Do you remember how many people used to Christmas shop downtown before the mall came?  There were thousands of folks crowding the streets on the weekends before Christmas.  You couldn’t find a place to park. That was okay, we didn’t mind the walk.  After all, it was Christmas. To most of us baby boomers, the best place in town was the toy section upstairs in McLellan’s Department Store. Few people went to Macon to shop for toys or gifts, and even fewer went to Atlanta. Shop-at-home was the norm, not the plea of the Chamber of Commerce.  Remember when you went to a movie at Christmastime?  Remember the Christmas trees around the courthouse?
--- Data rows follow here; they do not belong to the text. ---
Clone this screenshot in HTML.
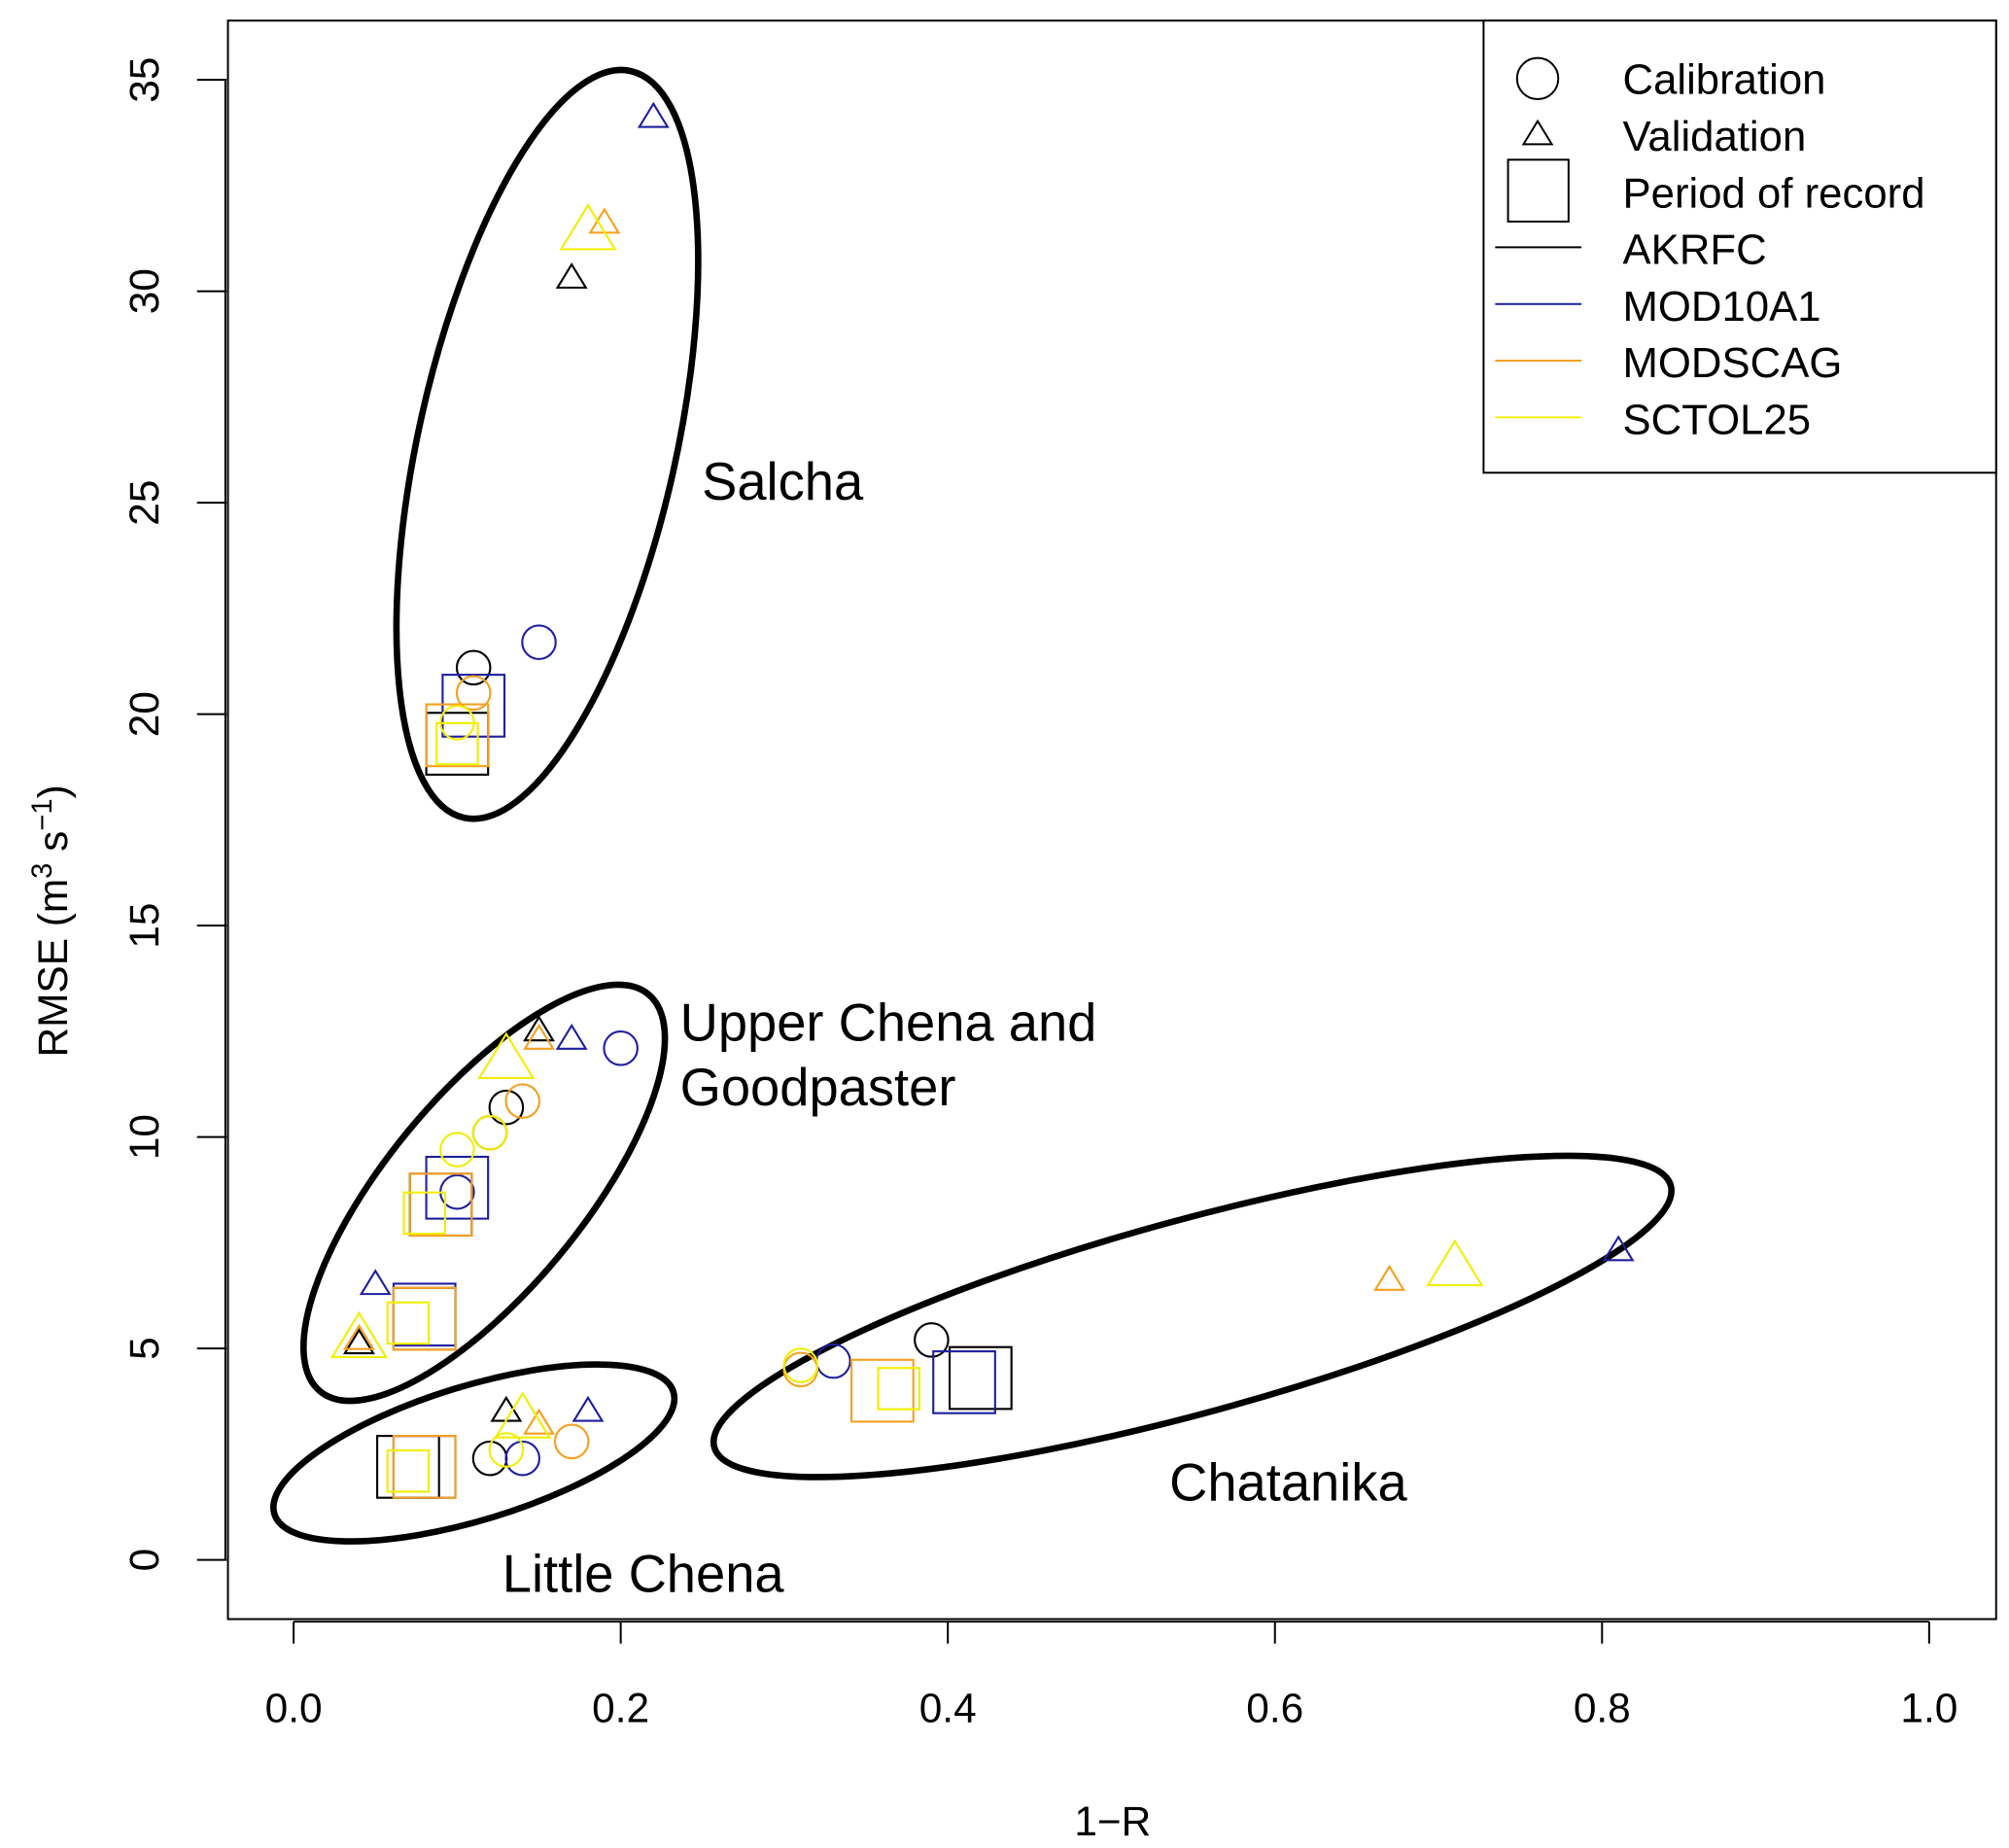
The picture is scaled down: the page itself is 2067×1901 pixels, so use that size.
<!DOCTYPE html>
<html><head><meta charset="utf-8"><style>
html,body{margin:0;padding:0;background:#fff}
svg{display:block;font-family:"Liberation Sans",Arial,sans-serif}
</style></head><body>
<svg id="chart" width="2067" height="1901" viewBox="0 0 1560 1434.7" xmlns="http://www.w3.org/2000/svg">
<rect x="0" y="0" width="1560" height="1435" fill="#fff"/>
<rect x="177" y="16" width="1373" height="1241" fill="none" stroke="#000" stroke-width="1.5"/>
<g id="axes"></g>
<g id="ellipses" fill="none" stroke="#000" stroke-width="5">
<ellipse cx="425" cy="345" rx="100" ry="297" transform="rotate(12.6 425 345)"/>
<ellipse cx="376" cy="926" rx="76" ry="200" transform="rotate(39.6 376 926)"/>
<ellipse cx="368" cy="1128" rx="162" ry="52" transform="rotate(-17 368 1128)"/>
<ellipse cx="926" cy="1022" rx="385" ry="75" transform="rotate(-15.3 926 1022)"/>
</g>
<g font-size="41" fill="#000">
<text x="545" y="388">Salcha</text>
<text x="528" y="808">Upper Chena and</text>
<text x="528" y="858">Goodpaster</text>
<text x="908" y="1165">Chatanika</text>
<text x="390" y="1236">Little Chena</text>
</g>
<g id="marks" fill="none" stroke-width="1.6"></g>
<g id="legend">
<rect x="1152" y="16" width="398" height="351" fill="#fff" stroke="#000" stroke-width="1.5"/>
<circle cx="1194" cy="61" r="16" fill="none" stroke="#000" stroke-width="1.5"/>
<polygon points="1194,94 1205,112 1183,112" fill="none" stroke="#000" stroke-width="1.5"/>
<rect x="1171" y="124" width="47" height="48" fill="none" stroke="#000" stroke-width="1.5"/>
<line x1="1161" y1="192" x2="1228" y2="192" stroke="#000" stroke-width="1.5"/>
<line x1="1161" y1="236" x2="1228" y2="236" stroke="#1f1fa0" stroke-width="1.5"/>
<line x1="1161" y1="280" x2="1228" y2="280" stroke="#f5a020" stroke-width="1.5"/>
<line x1="1161" y1="324" x2="1228" y2="324" stroke="#f2ee00" stroke-width="1.5"/>
<g font-size="33">
<text x="1260" y="73">Calibration</text>
<text x="1260" y="117">Validation</text>
<text x="1260" y="161">Period of record</text>
<text x="1260" y="205">AKRFC</text>
<text x="1260" y="249">MOD10A1</text>
<text x="1260" y="293">MODSCAG</text>
<text x="1260" y="337">SCTOL25</text>
</g>
</g>
<text x="864" y="1425" font-size="32" text-anchor="middle">1−R</text>
<text transform="translate(52 715) rotate(-90)" font-size="32" text-anchor="middle">RMSE (m<tspan font-size="22" dy="-12">3</tspan><tspan dy="12"> s</tspan><tspan font-size="22" dy="-12">−1</tspan><tspan dy="12">)</tspan></text>
</svg>
<script>
const xTicks = [0.0, 0.2, 0.4, 0.6, 0.8, 1.0];
const xTickLabels = ["0.0", "0.2", "0.4", "0.6", "0.8", "1.0"];
const yTicks = [0, 5, 10, 15, 20, 25, 30, 35];
const yTickLabels = ["0", "5", "10", "15", "20", "25", "30", "35"];
const seriesNames = ["AKRFC", "MOD10A1", "MODSCAG", "SCTOL25"];
// Calibration (circles)
const calX = [[0.11, 0.13, 0.12, 0.39, 0.12],[0.15, 0.20, 0.10, 0.33, 0.14],[0.11, 0.14, 0.12, 0.31, 0.17],[0.10, 0.10, 0.12, 0.31, 0.13]];
const calY = [[21.1, 10.7, 10.1, 5.2, 2.4],[21.7, 12.1, 8.7, 4.7, 2.4],[20.5, 10.85, 10.1, 4.5, 2.8],[19.8, 9.7, 10.1, 4.6, 2.6]];
// Validation (triangles)
const valX = [[0.17, 0.15, 0.04, 0.13],[0.22, 0.17, 0.05, 0.18, 0.81],[0.19, 0.15, 0.04, 0.15, 0.67],[0.18, 0.13, 0.04, 0.14, 0.71]];
const valY = [[30.3, 12.5, 5.1, 3.5],[34.1, 12.3, 6.5, 3.5, 7.3],[31.6, 12.3, 5.2, 3.2, 6.6],[31.4, 11.8, 5.2, 3.3, 6.9]];
// Period of record (squares)
const porX = [[0.10, 0.09, 0.08, 0.07, 0.42],[0.11, 0.10, 0.08, 0.08, 0.41],[0.10, 0.09, 0.08, 0.08, 0.36],[0.10, 0.08, 0.07, 0.07, 0.37]];
const porY = [[19.3, 8.4, 5.7, 2.2, 4.3],[20.2, 8.8, 5.8, 2.2, 4.2],[19.5, 8.4, 5.7, 2.2, 4.0],[19.3, 8.2, 5.6, 2.1, 4.05]];

const colors = ["#000000", "#1f1fa0", "#f5a020", "#f2ee00"];
const triSize = [10, 10, 10, 19];
const sqSize = [24, 24, 24, 16];
const NS = "http://www.w3.org/2000/svg";
const X0 = 228, X1 = 1498, Y0 = 1211, Y35 = 62;
function sx(v){ return X0 + v * (X1 - X0); }
function sy(v){ return Y0 - v * (Y0 - Y35) / 35; }
function mk(tag, attrs, parent){ const e = document.createElementNS(NS, tag); for (const k in attrs) e.setAttribute(k, attrs[k]); parent.appendChild(e); return e; }

const axes = document.getElementById("axes");
mk("line", {x1: sx(xTicks[0]), y1: 1259, x2: sx(xTicks[xTicks.length-1]), y2: 1259, stroke: "#000", "stroke-width": 1.5}, axes);
xTicks.forEach((t, i) => {
  const l = mk("line", {x1: sx(t), y1: 1259, x2: sx(t), y2: 1276, stroke: "#000", "stroke-width": 1.5}, axes);
  
  
  const tx = mk("text", {x: sx(t), y: 1337, "font-size": 32, "text-anchor": "middle"}, axes);
  tx.textContent = xTickLabels[i];
  
  
});
mk("line", {x1: 175, y1: sy(yTicks[0]), x2: 175, y2: sy(yTicks[yTicks.length-1]), stroke: "#000", "stroke-width": 1.5}, axes);
yTicks.forEach((t, i) => {
  const l = mk("line", {x1: 153, y1: sy(t), x2: 176, y2: sy(t), stroke: "#000", "stroke-width": 1.5}, axes);
  
  
  const tx = mk("text", {transform: "translate(123 " + sy(t) + ") rotate(-90)", "font-size": 32, "text-anchor": "middle"}, axes);
  tx.textContent = yTickLabels[i];
  
  
});

const marks = document.getElementById("marks");
for (let s = 0; s < seriesNames.length; s++) {
  const c = colors[s];
  for (let i = 0; i < porX[s].length; i++) {
    const h = sqSize[s];
    const r = mk("rect", {x: sx(porX[s][i]) - h, y: sy(porY[s][i]) - h, width: 2*h, height: 2*h, stroke: c}, marks);
    
    
  }
  for (let i = 0; i < calX[s].length; i++) {
    const ci = mk("circle", {cx: sx(calX[s][i]), cy: sy(calY[s][i]), r: 13, stroke: c}, marks);
    
    
  }
  for (let i = 0; i < valX[s].length; i++) {
    const x = sx(valX[s][i]), y = sy(valY[s][i]), h = triSize[s];
    const p = mk("polygon", {points: x + "," + (y - h*1.1) + " " + (x + h*1.1) + "," + (y + h*0.7) + " " + (x - h*1.1) + "," + (y + h*0.7), stroke: c}, marks);
    
    
  }
}
</script>
</body></html>
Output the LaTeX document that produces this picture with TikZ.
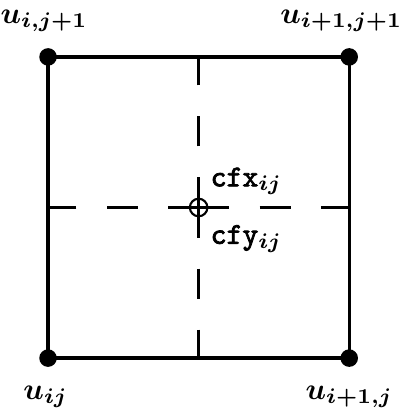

At the Martin Theater, we had to endure a seemingly endless series of commercials wishing us a Merry Christmas and thanking us for our patronage during the year.  Remember the green and silver garlands and the Santa Claus that hung over West Jackson Street?  They’re gone now, victims of that abominable bureaucratic grinch, we have come to know as the D.O.T.

    
There hasn’t always been a man in a red suit and a white beard.  Before he was Santa Claus, he was known to some as Father Christmas or Kris Kringle.  There isn’t an adult or a kid alive who hasn’t sat up the whole night waiting for Santa, listening for the reindeer, and peaking in the living room to see if he had come yet.  Some clever father or mother had an idea, why not feed Santa Claus?  Let’s give him some cookies and a Coke.  I always wondered why Santa Claus changed his drinking habits when Diet Rite Cola came out.  He always left his plate clean.  As we grow up many of us don’t believe in Santa Claus.  I, for one, am an exception.  There was, is,  and always will be a Santa Claus.  If he ceases to exist, then we might as well forget Christmas altogether.  To most kids, he represents getting toys and presents under the tree, but his spirit should live in all of us, reminding us that Christmas is about giving and not getting. 

 
   
Tonight, I ask you to think about your family’s Christmas traditions. Share them with your family.  Remember the old ones, the ones that make you laugh,  the ones that make you cry, and the ones that, well, make you feel good, way deep down inside.  Start a new tradition - one that your children will always remember.  On this holy night, remember that it is the night of our dear savior’s birth.  Merry Christmas to all and to all a good night.